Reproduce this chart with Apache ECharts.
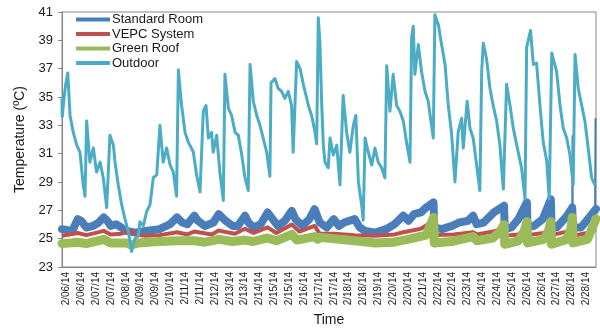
<!DOCTYPE html>
<html>
<head>
<meta charset="utf-8">
<title>Room temperatures, February 2014</title>
<script src="https://cdn.jsdelivr.net/npm/echarts@6/dist/echarts.min.js"></script>
<style>
  html, body { margin: 0; padding: 0; background: #ffffff; }
  #chart { width: 600px; height: 333px; }
</style>
</head>
<body>
<div id="chart"></div>
<script>
// Time is given in days from the start of the record (6 Feb 2014, ~01:00).

// Category-style date labels shown along the time axis
const tickLabels = [
  '2/06/14', '2/06/14', '2/07/14', '2/07/14', '2/08/14', '2/09/14', '2/09/14', '2/10/14',
  '2/11/14', '2/11/14', '2/12/14', '2/13/14', '2/13/14', '2/14/14', '2/15/14', '2/15/14',
  '2/16/14', '2/17/14', '2/17/14', '2/18/14', '2/18/14', '2/19/14', '2/20/14', '2/20/14',
  '2/21/14', '2/22/14', '2/22/14', '2/23/14', '2/24/14', '2/24/14', '2/25/14', '2/26/14',
  '2/26/14', '2/27/14', '2/28/14', '2/28/14'
];
const seriesNames = ['Standard Room', 'VEPC System', 'Green Roof', 'Outdoor'];

// Outdoor air temperature (°C)
const outdoorDays = [
  0.00, 0.01, 0.10, 0.16, 0.25, 0.35, 0.49, 0.64, 0.78, 0.92, 1.00, 1.07, 1.21, 1.36, 1.50, 1.65,
  1.79, 1.94, 2.08, 2.23, 2.30, 2.44, 2.59, 2.73, 2.88, 3.02, 3.17, 3.31, 3.38, 3.53, 3.67, 3.82,
  3.96, 4.11, 4.25, 4.39, 4.54, 4.69, 4.83, 4.97, 5.05, 5.19, 5.34, 5.48, 5.55, 5.70, 5.84, 5.99,
  6.13, 6.25, 6.35, 6.49, 6.56, 6.71, 6.85, 7.00, 7.07, 7.22, 7.36, 7.51, 7.65, 7.80, 7.94, 8.08,
  8.16, 8.30, 8.45, 8.59, 8.73, 8.88, 9.02, 9.07, 9.24, 9.38, 9.53, 9.67, 9.82, 9.96, 10.03, 10.18,
  10.33, 10.47, 10.69, 10.83, 10.98, 11.05, 11.12, 11.19, 11.27, 11.34, 11.41, 11.55, 11.63, 11.77, 11.92, 12.06,
  12.20, 12.35, 12.49, 12.64, 12.75, 12.86, 13.00, 13.07, 13.15, 13.29, 13.44, 13.58, 13.72, 13.87, 14.01, 14.09,
  14.23, 14.37, 14.52, 14.66, 14.81, 14.95, 15.10, 15.17, 15.24, 15.31, 15.46, 15.60, 15.75, 15.89, 16.11, 16.18,
  16.33, 16.47, 16.62, 16.76, 16.90, 17.05, 17.19, 17.34, 17.41, 17.58, 17.70, 17.84, 17.99, 18.13, 18.21, 18.28,
  18.42, 18.57, 18.71, 18.86, 19.00, 19.15, 19.29, 19.44, 19.58, 19.73, 19.94, 20.09, 20.16, 20.33, 20.45, 20.59,
  20.74, 20.88, 21.03, 21.14, 21.25, 21.46, 21.61, 21.75, 21.90, 22.04, 22.18, 22.26, 22.40, 22.55, 22.69, 22.83,
  22.98, 23.12
];
const outdoorTemp = [
  34.9, 33.6, 35.1, 35.9, 36.7, 33.7, 32.5, 31.6, 31.1, 28.8, 28.0, 33.3, 30.4, 31.4, 29.7, 30.4,
  29.3, 27.2, 32.3, 31.6, 30.4, 28.8, 27.4, 26.4, 25.5, 24.1, 25.0, 25.2, 26.2, 25.9, 26.9, 27.4,
  29.3, 29.5, 33.0, 30.4, 31.4, 30.2, 29.7, 28.0, 36.9, 34.4, 32.5, 31.8, 31.6, 31.1, 29.5, 28.3,
  34.0, 34.4, 32.1, 32.5, 31.1, 32.3, 29.7, 27.7, 36.6, 34.2, 33.7, 32.5, 32.3, 30.9, 29.3, 28.4,
  37.3, 34.7, 33.7, 33.0, 32.1, 31.1, 29.4, 36.0, 36.3, 35.6, 35.4, 34.9, 35.4, 34.4, 31.1, 37.5,
  37.0, 35.9, 34.4, 33.7, 32.5, 31.7, 40.6, 38.9, 34.4, 31.6, 30.4, 30.0, 32.1, 30.9, 31.6, 28.8,
  35.1, 32.5, 31.1, 33.0, 33.7, 29.0, 27.4, 26.3, 32.1, 31.1, 30.2, 31.4, 30.4, 30.0, 29.3, 37.2,
  34.0, 36.6, 34.4, 34.0, 33.3, 31.8, 30.4, 39.2, 40.0, 36.6, 38.7, 36.8, 35.4, 34.7, 32.1, 40.8,
  40.1, 38.7, 37.3, 34.4, 32.5, 29.0, 32.5, 33.5, 31.4, 34.7, 32.8, 32.1, 30.2, 28.4, 36.8, 38.8,
  37.7, 35.6, 34.4, 33.3, 31.6, 28.5, 35.9, 34.4, 32.8, 31.6, 30.0, 27.8, 38.5, 39.7, 37.3, 37.4,
  34.4, 31.8, 30.5, 27.8, 38.1, 36.8, 34.4, 32.8, 32.1, 30.9, 28.8, 38.0, 35.6, 34.4, 33.3, 31.4,
  29.3, 28.8
];

// Standard room (°C)
const roomDays = [
  0.00, 0.45, 0.68, 0.83, 1.06, 1.36, 1.59, 1.81, 1.97, 2.11, 2.34, 2.57, 2.79, 3.17, 3.63, 4.23,
  4.69, 4.99, 5.21, 5.44, 5.74, 5.90, 6.20, 6.57, 6.80, 7.10, 7.41, 7.63, 7.94, 8.09, 8.31, 8.62,
  8.92, 9.14, 9.37, 9.67, 9.97, 10.13, 10.43, 10.73, 10.96, 11.18, 11.49, 11.79, 12.02, 12.24, 12.70, 12.92,
  13.15, 13.60, 14.06, 14.43, 14.81, 15.04, 15.27, 15.57, 15.80, 16.12, 16.15, 16.48, 16.93, 17.23, 17.61, 17.84,
  17.99, 18.29, 18.74, 19.18, 19.21, 19.50, 19.80, 20.17, 20.20, 20.48, 20.86, 21.21, 21.24, 21.46, 21.92, 22.14,
  22.16, 22.52, 22.82, 23.17
];
const roomTemp = [
  25.67, 25.55, 26.38, 26.26, 25.79, 25.90, 26.14, 26.50, 26.26, 25.90, 26.02, 25.79, 25.55, 25.43, 25.55, 25.67,
  26.02, 26.50, 26.14, 26.02, 26.62, 26.26, 25.90, 26.14, 26.73, 26.26, 25.90, 25.90, 26.62, 26.14, 25.79, 26.02,
  26.85, 26.38, 25.90, 26.26, 26.96, 26.38, 25.90, 26.38, 27.08, 26.14, 25.79, 26.38, 25.90, 26.14, 26.38, 25.79,
  25.55, 25.43, 25.67, 26.02, 26.62, 26.26, 26.73, 26.85, 27.20, 27.56, 25.79, 25.67, 25.90, 26.14, 26.26, 26.62,
  26.02, 26.14, 26.85, 27.32, 25.67, 25.79, 26.38, 27.56, 25.79, 25.90, 26.38, 27.79, 25.79, 25.79, 26.62, 27.20,
  25.79, 25.79, 26.38, 27.10
];
// Short excursions of the standard room sensor ('-' breaks the line)
const roomSpikeDays = [22.14, 22.15, 22.16, '-', 23.13, 23.15];
const roomSpikeTemp = [27.2, 32.3, 25.8, '-', 27.1, 33.5];

// VEPC system room (°C)
const vepcDays = [
  0.00, 0.68, 1.06, 1.81, 2.11, 2.57, 2.95, 3.30, 3.63, 4.23, 4.99, 5.44, 5.74, 6.50, 6.80, 7.50,
  7.94, 8.31, 8.92, 9.30, 9.97, 10.30, 10.96, 11.18, 11.80, 12.70, 13.60, 14.43, 14.81, 15.57, 16.12, 16.15,
  17.00, 17.84, 18.00, 18.70, 19.18, 19.21, 19.80, 20.17, 20.20, 20.90, 21.21, 21.24, 21.90, 22.14, 22.17, 22.80,
  23.17
];
const vepcTemp = [
  25.20, 25.40, 25.25, 25.55, 25.30, 25.35, 25.55, 25.25, 25.20, 25.25, 25.45, 25.30, 25.50, 25.30, 25.57, 25.35,
  25.70, 25.40, 25.80, 25.40, 26.00, 25.50, 25.90, 25.35, 25.35, 25.25, 25.20, 25.30, 25.45, 25.70, 26.25, 25.25,
  25.30, 25.45, 25.30, 25.50, 25.75, 25.20, 25.30, 25.75, 25.25, 25.40, 25.80, 25.25, 25.50, 25.85, 25.20, 25.40,
  25.70
];

// Green roof room (°C)
const greenDays = [
  0.00, 0.68, 1.06, 1.81, 2.11, 2.80, 3.00, 3.30, 4.23, 4.99, 5.74, 6.20, 6.80, 7.40, 7.94, 8.30,
  8.92, 9.30, 9.97, 10.20, 10.96, 11.10, 11.15, 11.80, 12.70, 13.60, 14.40, 15.00, 15.80, 16.12, 16.15, 16.90,
  17.84, 18.00, 18.70, 19.00, 19.18, 19.21, 19.80, 20.05, 20.17, 20.20, 20.90, 21.10, 21.21, 21.24, 21.90, 22.08,
  22.14, 22.17, 22.80, 23.17
];
const greenTemp = [
  24.65, 24.75, 24.65, 24.95, 24.70, 24.70, 24.55, 24.70, 24.80, 24.85, 24.85, 24.75, 24.95, 24.80, 24.90, 24.80,
  25.05, 24.85, 25.30, 24.90, 25.15, 24.95, 25.10, 25.00, 24.85, 24.70, 24.75, 24.95, 25.25, 26.50, 24.70, 24.80,
  25.15, 24.85, 25.05, 25.50, 26.00, 24.60, 24.85, 25.50, 26.20, 24.70, 24.95, 25.50, 26.20, 24.60, 24.95, 25.70,
  26.50, 24.70, 24.95, 26.40
];

// Placement of the date labels along the time axis (days)
const firstTickDay = 0.19;
const tickStepDay = 0.6446;
const tickDays = tickLabels.map((_, i) => firstTickDay + i * tickStepDay);

const pairs = (xs, ys) => xs.map((x, i) => (x === '-' ? '-' : [x, ys[i]]));

const colors = {
  room: '#4a7ebb',
  vepc: '#c0504d',
  green: '#9bbb59',
  outdoor: '#4bacc6'
};
const fontFamily = '"Liberation Sans", Arial, sans-serif';
const axisGrey = '#868686';

const chart = echarts.init(document.getElementById('chart'), null, { renderer: 'canvas' });

chart.setOption({
  animation: false,
  backgroundColor: '#ffffff',
  textStyle: { fontFamily: fontFamily },
  color: [colors.room, colors.vepc, colors.green, colors.outdoor],
  grid: {
    left: 62, right: 4, top: 12, bottom: 66,
    show: true, borderColor: axisGrey, borderWidth: 1
  },
  legend: {
    data: seriesNames,
    orient: 'vertical',
    left: 76, top: 13,
    padding: 0,
    itemGap: 1.5,
    icon: 'rect',
    itemWidth: 34, itemHeight: 4,
    textStyle: { fontSize: 13, color: '#1a1a1a', fontFamily: fontFamily, padding: [0, 0, 0, -3] }
  },
  xAxis: {
    type: 'value',
    min: 0, max: 23.17,
    name: 'Time',
    nameLocation: 'middle',
    nameGap: 44,
    nameTextStyle: { fontSize: 14, color: '#1a1a1a' },
    axisLine: { show: true, lineStyle: { color: axisGrey, width: 1 } },
    axisTick: { show: false },
    splitLine: { show: false },
    axisLabel: {
      customValues: tickDays,
      rotate: 90,
      fontSize: 10,
      color: '#1a1a1a',
      margin: 5,
      formatter: (v) => {
        const i = Math.round((v - firstTickDay) / tickStepDay);
        return tickLabels[i] || '';
      }
    }
  },
  yAxis: {
    type: 'value',
    min: 23, max: 41, interval: 2,
    name: 'Temperature (ºC)',
    nameLocation: 'middle',
    nameGap: 35,
    nameRotate: 90,
    nameTextStyle: { fontSize: 14, color: '#1a1a1a' },
    axisLine: { show: true, lineStyle: { color: axisGrey, width: 1 } },
    axisTick: { show: true, length: 4, lineStyle: { color: axisGrey } },
    splitLine: { show: false },
    axisLabel: { fontSize: 13, color: '#1a1a1a', margin: 9 }
  },
  series: [
    {
      name: seriesNames[0], type: 'line', showSymbol: false, symbol: 'none',
      data: pairs(roomDays, roomTemp),
      lineStyle: { width: 8, color: colors.room, join: 'round', cap: 'round' },
      itemStyle: { color: colors.room }
    },
    {
      name: seriesNames[0], type: 'line', showSymbol: false, symbol: 'none',
      data: pairs(roomSpikeDays, roomSpikeTemp),
      connectNulls: false,
      lineStyle: { width: 2, color: colors.room },
      itemStyle: { color: colors.room }
    },
    {
      name: seriesNames[1], type: 'line', showSymbol: false, symbol: 'none',
      data: pairs(vepcDays, vepcTemp),
      lineStyle: { width: 4, color: colors.vepc, join: 'round' },
      itemStyle: { color: colors.vepc }
    },
    {
      name: seriesNames[2], type: 'line', showSymbol: false, symbol: 'none',
      data: pairs(greenDays, greenTemp),
      lineStyle: { width: 9, color: colors.green, join: 'round', cap: 'round' },
      itemStyle: { color: colors.green }
    },
    {
      name: seriesNames[3], type: 'line', showSymbol: false, symbol: 'none',
      data: pairs(outdoorDays, outdoorTemp),
      lineStyle: { width: 3, color: colors.outdoor, join: 'round' },
      itemStyle: { color: colors.outdoor }
    }
  ]
});
</script>
</body>
</html>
--
_Exercise goal_
The lines from the top of the data above through the one holding "const seriesNames = ['Standard" are to be repeated exactly, and only those, with no pictures.

_The response_
Reproduce this chart with Apache ECharts.
<!DOCTYPE html>
<html>
<head>
<meta charset="utf-8">
<title>Room temperatures, February 2014</title>
<script src="https://cdn.jsdelivr.net/npm/echarts@6/dist/echarts.min.js"></script>
<style>
  html, body { margin: 0; padding: 0; background: #ffffff; }
  #chart { width: 600px; height: 333px; }
</style>
</head>
<body>
<div id="chart"></div>
<script>
// Time is given in days from the start of the record (6 Feb 2014, ~01:00).

// Category-style date labels shown along the time axis
const tickLabels = [
  '2/06/14', '2/06/14', '2/07/14', '2/07/14', '2/08/14', '2/09/14', '2/09/14', '2/10/14',
  '2/11/14', '2/11/14', '2/12/14', '2/13/14', '2/13/14', '2/14/14', '2/15/14', '2/15/14',
  '2/16/14', '2/17/14', '2/17/14', '2/18/14', '2/18/14', '2/19/14', '2/20/14', '2/20/14',
  '2/21/14', '2/22/14', '2/22/14', '2/23/14', '2/24/14', '2/24/14', '2/25/14', '2/26/14',
  '2/26/14', '2/27/14', '2/28/14', '2/28/14'
];
const seriesNames = ['Standard Room', 'VEPC System', 'Green Roof', 'Outdoor'];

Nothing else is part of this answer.